India has the third-largest sheep population in the world. And yet its wool industry runs mostly on imports. Indigenous wool, the kind shepherds across the Deccan plateau have spun for generations, often gets thrown away as waste while synthetic and foreign alternatives fill the shelves. The shepherds who once supported a whole economy are now barely part of one.
That decline is the subject of Desi Oon. Centre for Pastoralism, a non-profit working to keep pastoralist life alive, commissioned the film as an awareness piece. What Studio Eeksaurus made for them wasn't a documentary or a fundraising appeal. It was something warmer, and harder to forget.
Most films about a disappearing craft would simply film the craft. Desi Oon did something different. It made the wool itself the narrator. The film is voiced as if the material is telling its own story, remembering a time when it was treated as something precious, and noticing how quietly it has been set aside.

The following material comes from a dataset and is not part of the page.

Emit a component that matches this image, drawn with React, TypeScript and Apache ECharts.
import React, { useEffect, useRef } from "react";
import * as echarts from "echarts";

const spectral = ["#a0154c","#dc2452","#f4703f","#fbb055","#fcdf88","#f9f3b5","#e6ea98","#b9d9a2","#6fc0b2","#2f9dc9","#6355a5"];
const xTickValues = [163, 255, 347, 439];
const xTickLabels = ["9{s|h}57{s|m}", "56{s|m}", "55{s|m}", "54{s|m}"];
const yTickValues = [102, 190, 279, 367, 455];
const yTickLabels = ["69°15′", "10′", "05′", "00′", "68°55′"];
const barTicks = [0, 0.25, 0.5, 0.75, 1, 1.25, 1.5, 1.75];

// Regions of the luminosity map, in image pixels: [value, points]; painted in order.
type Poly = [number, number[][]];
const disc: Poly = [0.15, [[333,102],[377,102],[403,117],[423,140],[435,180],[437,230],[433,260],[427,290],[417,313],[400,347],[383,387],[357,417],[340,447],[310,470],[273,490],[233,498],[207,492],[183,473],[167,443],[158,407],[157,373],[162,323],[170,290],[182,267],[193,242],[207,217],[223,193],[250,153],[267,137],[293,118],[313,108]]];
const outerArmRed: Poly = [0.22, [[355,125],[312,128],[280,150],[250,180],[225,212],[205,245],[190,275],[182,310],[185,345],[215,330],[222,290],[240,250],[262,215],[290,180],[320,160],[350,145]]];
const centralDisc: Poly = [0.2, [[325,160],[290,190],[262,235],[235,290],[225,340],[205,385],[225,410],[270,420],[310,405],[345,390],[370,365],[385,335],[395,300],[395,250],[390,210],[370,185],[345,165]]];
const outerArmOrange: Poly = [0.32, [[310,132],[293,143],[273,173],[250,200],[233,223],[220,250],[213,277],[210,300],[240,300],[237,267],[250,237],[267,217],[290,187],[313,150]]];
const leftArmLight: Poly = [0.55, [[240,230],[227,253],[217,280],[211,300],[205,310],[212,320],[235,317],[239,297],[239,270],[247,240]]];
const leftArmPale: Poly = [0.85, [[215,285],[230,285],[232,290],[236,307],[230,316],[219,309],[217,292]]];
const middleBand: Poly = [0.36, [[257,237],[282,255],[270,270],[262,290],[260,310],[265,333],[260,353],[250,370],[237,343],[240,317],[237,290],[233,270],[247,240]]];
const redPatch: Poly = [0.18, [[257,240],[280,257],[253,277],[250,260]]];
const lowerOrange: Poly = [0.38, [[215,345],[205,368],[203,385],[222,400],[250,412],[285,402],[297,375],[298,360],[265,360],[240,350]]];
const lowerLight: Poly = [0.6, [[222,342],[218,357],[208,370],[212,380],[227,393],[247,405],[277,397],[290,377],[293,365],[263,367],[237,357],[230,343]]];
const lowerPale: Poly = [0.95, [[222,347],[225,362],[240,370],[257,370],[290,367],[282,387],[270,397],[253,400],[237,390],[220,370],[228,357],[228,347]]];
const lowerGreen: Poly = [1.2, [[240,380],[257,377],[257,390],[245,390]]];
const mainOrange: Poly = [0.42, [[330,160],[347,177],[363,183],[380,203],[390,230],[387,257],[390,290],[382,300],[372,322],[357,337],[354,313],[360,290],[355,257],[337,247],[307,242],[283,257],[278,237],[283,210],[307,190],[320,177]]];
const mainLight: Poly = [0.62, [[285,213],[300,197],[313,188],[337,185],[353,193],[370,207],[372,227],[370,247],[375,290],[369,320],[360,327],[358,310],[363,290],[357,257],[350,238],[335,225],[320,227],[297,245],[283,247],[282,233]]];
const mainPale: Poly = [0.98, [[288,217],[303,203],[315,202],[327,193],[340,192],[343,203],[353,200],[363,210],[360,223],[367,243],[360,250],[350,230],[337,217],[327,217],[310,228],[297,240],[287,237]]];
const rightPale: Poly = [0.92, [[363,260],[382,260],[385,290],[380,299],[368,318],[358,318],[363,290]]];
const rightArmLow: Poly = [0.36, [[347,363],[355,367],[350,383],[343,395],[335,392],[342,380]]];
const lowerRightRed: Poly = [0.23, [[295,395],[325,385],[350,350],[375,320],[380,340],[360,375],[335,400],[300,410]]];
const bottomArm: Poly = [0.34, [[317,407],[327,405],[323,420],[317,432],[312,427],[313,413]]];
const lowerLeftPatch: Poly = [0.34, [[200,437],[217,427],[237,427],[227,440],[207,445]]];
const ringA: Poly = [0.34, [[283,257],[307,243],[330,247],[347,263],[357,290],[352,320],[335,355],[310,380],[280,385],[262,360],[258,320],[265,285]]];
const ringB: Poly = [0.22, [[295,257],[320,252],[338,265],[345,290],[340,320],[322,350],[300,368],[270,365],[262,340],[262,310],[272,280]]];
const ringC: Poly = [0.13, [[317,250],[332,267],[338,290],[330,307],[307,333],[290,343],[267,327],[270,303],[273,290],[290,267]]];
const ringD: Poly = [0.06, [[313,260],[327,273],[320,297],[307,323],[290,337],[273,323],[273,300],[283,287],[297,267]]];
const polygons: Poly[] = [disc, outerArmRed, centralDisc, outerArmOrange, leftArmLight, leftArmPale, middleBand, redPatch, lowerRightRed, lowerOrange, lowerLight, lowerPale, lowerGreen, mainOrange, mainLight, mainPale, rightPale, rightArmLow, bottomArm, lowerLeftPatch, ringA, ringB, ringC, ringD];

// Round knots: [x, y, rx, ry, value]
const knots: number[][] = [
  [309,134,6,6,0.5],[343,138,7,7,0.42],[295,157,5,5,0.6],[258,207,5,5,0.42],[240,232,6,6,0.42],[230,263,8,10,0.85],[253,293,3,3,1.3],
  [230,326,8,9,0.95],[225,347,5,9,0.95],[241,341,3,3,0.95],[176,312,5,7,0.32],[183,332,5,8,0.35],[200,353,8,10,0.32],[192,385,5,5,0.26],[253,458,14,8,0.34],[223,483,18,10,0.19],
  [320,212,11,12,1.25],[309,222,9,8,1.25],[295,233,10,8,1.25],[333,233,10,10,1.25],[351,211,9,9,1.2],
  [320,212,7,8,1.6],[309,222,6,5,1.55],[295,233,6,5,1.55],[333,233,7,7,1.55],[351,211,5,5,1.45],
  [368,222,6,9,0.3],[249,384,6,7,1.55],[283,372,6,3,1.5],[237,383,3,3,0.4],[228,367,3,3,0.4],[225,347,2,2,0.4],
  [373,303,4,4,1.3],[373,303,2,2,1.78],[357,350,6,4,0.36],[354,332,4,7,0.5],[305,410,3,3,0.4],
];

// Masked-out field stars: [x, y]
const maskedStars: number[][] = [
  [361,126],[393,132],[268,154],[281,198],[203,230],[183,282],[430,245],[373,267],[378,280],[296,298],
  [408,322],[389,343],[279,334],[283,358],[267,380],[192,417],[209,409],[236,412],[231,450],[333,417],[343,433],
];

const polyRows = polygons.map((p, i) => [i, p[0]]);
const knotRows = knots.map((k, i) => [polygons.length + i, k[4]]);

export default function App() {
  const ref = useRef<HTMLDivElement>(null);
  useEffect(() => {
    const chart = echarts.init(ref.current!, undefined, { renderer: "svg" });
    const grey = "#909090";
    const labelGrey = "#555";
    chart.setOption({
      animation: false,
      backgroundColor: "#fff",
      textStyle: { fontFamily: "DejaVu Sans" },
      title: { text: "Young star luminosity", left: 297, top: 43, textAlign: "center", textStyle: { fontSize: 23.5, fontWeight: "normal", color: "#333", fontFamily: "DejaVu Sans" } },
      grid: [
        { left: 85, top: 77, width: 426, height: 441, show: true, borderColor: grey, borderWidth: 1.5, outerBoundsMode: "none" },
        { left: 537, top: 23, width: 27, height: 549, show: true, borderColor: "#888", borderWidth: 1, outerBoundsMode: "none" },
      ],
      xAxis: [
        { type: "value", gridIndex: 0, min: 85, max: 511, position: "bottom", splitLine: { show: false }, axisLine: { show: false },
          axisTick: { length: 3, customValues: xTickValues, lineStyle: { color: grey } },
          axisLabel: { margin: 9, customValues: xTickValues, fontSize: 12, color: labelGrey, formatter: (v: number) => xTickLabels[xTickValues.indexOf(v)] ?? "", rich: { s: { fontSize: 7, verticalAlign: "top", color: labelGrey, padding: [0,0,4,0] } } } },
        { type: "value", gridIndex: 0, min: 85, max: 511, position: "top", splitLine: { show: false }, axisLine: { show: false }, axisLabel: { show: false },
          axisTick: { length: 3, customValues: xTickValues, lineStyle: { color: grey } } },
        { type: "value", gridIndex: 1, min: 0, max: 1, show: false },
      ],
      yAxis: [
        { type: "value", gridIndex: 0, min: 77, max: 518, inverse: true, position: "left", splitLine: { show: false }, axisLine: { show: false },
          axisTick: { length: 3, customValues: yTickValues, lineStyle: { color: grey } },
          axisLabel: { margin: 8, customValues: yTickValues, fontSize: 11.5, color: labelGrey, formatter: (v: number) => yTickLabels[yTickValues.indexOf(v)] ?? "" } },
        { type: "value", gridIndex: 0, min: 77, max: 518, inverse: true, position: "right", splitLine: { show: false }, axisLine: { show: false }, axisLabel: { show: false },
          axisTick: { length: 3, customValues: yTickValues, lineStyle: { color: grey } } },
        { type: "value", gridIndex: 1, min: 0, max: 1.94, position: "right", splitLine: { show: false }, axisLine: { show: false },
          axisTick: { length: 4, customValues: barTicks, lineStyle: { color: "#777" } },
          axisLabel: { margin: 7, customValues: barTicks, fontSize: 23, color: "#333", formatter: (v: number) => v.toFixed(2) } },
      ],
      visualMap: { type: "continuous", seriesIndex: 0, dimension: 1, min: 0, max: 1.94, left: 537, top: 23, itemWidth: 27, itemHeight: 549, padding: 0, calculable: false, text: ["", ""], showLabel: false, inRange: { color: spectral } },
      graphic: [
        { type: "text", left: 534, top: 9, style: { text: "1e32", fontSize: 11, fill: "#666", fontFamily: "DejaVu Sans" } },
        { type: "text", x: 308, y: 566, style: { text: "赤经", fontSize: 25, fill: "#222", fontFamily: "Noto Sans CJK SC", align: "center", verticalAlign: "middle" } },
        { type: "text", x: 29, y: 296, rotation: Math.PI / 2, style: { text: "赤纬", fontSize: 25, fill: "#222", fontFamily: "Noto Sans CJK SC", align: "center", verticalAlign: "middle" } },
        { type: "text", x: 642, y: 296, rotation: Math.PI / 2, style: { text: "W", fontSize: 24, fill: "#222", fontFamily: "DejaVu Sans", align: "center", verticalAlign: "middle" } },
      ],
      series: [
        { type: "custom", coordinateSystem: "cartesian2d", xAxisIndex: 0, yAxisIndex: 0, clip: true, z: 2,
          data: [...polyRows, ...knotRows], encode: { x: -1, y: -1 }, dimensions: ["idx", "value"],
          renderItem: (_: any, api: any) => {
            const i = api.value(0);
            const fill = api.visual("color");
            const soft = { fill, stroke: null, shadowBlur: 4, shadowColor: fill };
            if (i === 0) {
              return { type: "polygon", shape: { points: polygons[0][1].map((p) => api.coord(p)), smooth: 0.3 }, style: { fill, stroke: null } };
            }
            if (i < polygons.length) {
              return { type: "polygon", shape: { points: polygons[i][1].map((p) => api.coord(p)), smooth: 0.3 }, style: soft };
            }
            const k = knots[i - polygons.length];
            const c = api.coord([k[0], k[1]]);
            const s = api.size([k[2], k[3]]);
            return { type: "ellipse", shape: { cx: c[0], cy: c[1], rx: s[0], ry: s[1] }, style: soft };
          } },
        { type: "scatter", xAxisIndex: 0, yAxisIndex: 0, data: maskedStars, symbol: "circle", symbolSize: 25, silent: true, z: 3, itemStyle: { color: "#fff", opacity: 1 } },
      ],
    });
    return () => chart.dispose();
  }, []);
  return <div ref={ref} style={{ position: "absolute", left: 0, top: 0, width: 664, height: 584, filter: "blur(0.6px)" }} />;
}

That idea could have stayed a nice thought on paper. What lifts it is the production choice underneath. The film was animated using real Deccani wool. The thing the film is about is also the thing the film is made of. So when the wool on screen gathers itself into a sheep, a shepherd, a stretch of land, the audience is watching the actual material act out its own history.

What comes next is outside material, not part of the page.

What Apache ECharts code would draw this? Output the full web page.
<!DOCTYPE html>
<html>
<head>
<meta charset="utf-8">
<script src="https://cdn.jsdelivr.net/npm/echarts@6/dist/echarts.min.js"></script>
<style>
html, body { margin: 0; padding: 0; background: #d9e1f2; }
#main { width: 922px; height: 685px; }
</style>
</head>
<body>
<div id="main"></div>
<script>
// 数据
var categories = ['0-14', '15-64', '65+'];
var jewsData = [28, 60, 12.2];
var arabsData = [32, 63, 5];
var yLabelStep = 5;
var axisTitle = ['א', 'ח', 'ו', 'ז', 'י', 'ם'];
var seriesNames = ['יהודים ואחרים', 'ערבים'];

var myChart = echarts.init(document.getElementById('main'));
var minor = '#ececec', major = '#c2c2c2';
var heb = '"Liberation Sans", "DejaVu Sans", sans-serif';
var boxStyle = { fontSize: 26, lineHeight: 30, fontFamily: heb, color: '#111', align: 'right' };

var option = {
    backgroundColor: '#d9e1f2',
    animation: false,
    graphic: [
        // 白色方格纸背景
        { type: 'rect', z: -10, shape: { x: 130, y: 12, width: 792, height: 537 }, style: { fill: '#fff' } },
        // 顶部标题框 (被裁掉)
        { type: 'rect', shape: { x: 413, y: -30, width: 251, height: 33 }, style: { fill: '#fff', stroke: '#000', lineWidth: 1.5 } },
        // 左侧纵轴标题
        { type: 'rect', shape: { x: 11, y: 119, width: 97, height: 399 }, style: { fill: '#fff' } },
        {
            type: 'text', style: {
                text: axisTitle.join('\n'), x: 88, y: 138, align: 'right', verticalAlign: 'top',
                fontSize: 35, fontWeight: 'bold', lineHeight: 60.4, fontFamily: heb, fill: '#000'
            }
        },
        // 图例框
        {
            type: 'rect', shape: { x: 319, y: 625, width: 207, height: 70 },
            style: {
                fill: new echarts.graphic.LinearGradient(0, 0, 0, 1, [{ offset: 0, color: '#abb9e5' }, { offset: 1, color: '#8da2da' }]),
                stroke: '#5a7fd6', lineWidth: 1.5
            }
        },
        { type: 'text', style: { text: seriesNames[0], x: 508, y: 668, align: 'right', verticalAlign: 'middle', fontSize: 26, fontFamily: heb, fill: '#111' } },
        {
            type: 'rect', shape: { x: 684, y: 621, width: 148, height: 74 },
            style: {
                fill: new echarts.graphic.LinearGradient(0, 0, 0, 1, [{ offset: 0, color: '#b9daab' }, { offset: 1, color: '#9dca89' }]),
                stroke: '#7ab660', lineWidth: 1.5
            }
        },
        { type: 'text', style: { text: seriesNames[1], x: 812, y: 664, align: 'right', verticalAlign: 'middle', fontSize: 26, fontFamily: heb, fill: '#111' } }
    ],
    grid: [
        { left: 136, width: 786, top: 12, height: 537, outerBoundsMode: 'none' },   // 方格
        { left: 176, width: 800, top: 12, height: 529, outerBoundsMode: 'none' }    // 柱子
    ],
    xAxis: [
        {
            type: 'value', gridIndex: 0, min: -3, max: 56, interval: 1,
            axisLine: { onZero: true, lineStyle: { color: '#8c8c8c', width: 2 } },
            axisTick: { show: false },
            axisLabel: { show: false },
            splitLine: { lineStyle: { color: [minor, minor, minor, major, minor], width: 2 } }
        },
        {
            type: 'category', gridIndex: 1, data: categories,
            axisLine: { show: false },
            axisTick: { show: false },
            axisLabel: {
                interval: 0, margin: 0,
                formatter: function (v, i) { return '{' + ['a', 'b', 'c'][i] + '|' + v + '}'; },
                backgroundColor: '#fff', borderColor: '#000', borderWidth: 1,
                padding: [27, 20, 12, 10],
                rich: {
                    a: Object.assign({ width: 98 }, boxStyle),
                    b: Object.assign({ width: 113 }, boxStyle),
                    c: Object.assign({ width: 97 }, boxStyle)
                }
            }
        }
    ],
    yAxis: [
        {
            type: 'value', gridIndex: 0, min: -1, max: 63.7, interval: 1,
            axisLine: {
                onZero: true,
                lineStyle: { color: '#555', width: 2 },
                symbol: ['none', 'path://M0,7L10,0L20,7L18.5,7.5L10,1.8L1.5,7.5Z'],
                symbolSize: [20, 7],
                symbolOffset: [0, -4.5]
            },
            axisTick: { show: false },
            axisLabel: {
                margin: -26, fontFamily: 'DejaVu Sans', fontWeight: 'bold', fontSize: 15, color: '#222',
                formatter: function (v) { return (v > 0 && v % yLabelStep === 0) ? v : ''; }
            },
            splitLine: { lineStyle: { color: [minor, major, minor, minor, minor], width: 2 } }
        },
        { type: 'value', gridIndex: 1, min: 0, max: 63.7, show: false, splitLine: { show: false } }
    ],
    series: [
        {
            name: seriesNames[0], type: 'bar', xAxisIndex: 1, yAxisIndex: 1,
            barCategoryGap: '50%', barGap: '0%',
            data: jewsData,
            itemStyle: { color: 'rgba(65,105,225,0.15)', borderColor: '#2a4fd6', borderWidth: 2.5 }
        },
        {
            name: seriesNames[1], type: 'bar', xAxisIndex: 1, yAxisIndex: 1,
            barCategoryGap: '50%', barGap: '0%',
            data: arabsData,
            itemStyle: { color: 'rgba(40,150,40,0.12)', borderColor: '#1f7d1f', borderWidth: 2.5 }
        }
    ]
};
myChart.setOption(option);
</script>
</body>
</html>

That is a rare thing to pull off. Animation almost always turns its subject into something else, into clay, pixels, drawings, or puppets. Desi Oon refused the translation. The subject stayed itself the whole way through. And that choice does the film's job for it. A film arguing that this wool matters, made entirely of that wool, has half-won the argument before the first word is spoken.
There was a good reason nobody had built a film quite this way before. Wool is genuinely difficult to animate. It absorbs moisture, it shifts under lighting, and it doesn't hold a steady shape from one frame to the next. Stop-motion depends on small, controlled changes between frames, and wool resists exactly that kind of control.

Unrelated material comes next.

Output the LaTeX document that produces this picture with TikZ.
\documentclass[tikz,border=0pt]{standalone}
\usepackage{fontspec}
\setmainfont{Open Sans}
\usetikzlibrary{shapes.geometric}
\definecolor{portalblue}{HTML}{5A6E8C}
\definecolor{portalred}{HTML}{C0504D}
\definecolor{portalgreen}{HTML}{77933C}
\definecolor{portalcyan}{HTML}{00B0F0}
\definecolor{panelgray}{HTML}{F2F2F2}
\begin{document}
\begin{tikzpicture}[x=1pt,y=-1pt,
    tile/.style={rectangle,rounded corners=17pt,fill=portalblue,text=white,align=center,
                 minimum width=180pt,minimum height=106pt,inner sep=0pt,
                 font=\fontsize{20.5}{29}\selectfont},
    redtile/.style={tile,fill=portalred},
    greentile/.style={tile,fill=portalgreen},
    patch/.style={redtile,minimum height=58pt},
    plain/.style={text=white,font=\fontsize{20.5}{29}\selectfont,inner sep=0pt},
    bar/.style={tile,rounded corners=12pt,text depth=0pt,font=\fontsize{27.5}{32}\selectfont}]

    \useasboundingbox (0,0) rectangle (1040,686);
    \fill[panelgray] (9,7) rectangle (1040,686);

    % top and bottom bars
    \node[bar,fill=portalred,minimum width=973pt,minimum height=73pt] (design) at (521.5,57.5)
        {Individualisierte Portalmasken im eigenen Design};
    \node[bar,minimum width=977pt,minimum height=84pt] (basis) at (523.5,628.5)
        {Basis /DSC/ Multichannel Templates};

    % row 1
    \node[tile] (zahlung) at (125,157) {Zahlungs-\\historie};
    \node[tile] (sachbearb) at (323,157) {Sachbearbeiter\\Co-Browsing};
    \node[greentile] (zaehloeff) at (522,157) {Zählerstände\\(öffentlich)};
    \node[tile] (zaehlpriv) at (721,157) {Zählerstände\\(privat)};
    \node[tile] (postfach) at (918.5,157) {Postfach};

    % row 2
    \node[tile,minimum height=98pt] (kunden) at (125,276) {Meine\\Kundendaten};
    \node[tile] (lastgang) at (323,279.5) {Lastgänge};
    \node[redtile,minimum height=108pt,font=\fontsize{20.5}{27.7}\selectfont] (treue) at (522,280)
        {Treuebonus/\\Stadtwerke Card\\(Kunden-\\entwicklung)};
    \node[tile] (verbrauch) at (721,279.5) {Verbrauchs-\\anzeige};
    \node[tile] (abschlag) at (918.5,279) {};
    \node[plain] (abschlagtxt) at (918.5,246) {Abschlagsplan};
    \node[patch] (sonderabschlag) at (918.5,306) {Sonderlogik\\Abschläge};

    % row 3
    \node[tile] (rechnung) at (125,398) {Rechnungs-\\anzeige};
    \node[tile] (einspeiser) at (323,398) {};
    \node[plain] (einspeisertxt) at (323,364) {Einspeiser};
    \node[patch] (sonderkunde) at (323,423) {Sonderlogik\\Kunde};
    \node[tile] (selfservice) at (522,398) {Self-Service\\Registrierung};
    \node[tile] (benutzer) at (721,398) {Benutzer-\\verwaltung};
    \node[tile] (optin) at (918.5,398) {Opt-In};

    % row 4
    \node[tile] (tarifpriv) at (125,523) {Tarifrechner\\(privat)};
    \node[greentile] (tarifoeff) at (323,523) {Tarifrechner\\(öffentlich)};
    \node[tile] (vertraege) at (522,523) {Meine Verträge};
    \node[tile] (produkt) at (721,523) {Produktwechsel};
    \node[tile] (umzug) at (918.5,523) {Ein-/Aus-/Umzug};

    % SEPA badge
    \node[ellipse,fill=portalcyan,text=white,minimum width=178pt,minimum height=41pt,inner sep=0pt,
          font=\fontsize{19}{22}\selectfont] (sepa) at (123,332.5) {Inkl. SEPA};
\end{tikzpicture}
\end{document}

No pipeline existed for this. Neither the director nor the team had animated with wool before. So they built the method from scratch, working through felting, layering, and lighting tests until the material became stable enough to perform. The studio ran two setups side by side in a compact space, and much of the animation was handled by a student team with no prior stop-motion experience.
The constraints could easily have held the film back. Instead they shaped how it looks. The gentle imperfection of handmade wool animation, the softness, the visible fibre, became the film's signature. That is what the Production Design Gold rewards. The look of Desi Oon couldn't have come from a cleaner, better-funded process. It came from people solving a material problem with their hands.
There's something here worth taking to the next brief. Desi Oon points at a different question, asked earlier: what could this be made of, so the craft carries the meaning on its own? Get that right and the work makes its case before the first line of script.
A film about a dying industry carries an obvious risk. It can slip into a lecture, and a lecture rarely travels far. Desi Oon avoided that mostly through its music, which earned the film its second Gold.
Instead of scoring the film with mood-setting strings, the team built the soundtrack from the folk music of the Deccani shepherds themselves. The melodies follow traditional shepherd song structures. The score uses native singing styles from the region, performed on live folk instruments, some of them rare. For the pastoralist audience the film is partly made for, the music is instantly recognisable. It sounds like home.
That choice keeps the film warm where it could have been heavy. A sing-along quality carries the message further than a serious voiceover would. Desi Oon treats the shepherds' culture as the language of the film, not just its subject.
Film Craft Lotus rewards the how behind the what, the execution rather than the idea on its own. Desi Oon earned its Grande there because every craft layer points at the same thing. Wool animated with wool. Music built from the community's own songs. The medium was never just how this story got told. It was the reason the story holds.
And in the final frames, the wool settles back into a soft, unspun heap, looking less like an ending and more like something waiting to be picked up again.